When we first thought about sessions, I was thinking of the sequence of messages and the local state stored by the protocol - I didn't think about external state. That's also the reason the ProtocolEngine interface doesn't provide a way to update external state (#376 (closed)). For any protocol that updates external state, such as the forum sharing and introduction protocols, we need to re-think what a session means.
I think we can solve this issue in the general case by saying that all sessions that affect the same external state must share the same session ID and local state. In other words, a single ongoing session per unit of external state. Then we need to design the state machine to allow for the fact that different parties may try to perform different operations within a given session, possibly at the same time. This will probably make the state machine more complex, but that's because the state machine now captures the possibility of multiple operations affecting the same state, whereas previously we just sort of crossed our fingers and hoped that didn't happen.
To put this in more concrete terms, the unit of external state for forum sharing is the visibility of a given forum to a given contact, so all sessions that affect the visibility of a given forum to a given contact should share the same session ID and local state.
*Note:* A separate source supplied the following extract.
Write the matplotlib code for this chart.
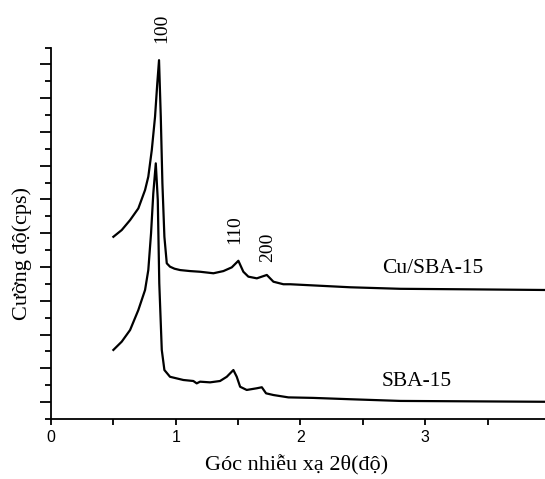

In particular, if a contact shares a forum with us and we simultaneously share the same forum with them, both sessions should use the same ID. When we receive their invitation we'll look up the session and discover that we're in the "invitation sent" state. We can then have a rule in the state machine that says what we should do if we receive an invitation in that state. For example, we might apply the Alice/Bob tie-breaker and ignore one of the invitations, or we might decide that we should react in the same way as if the contact had accepted our invitation. But the point is, the need to handle that situation is defined as part of the protocol.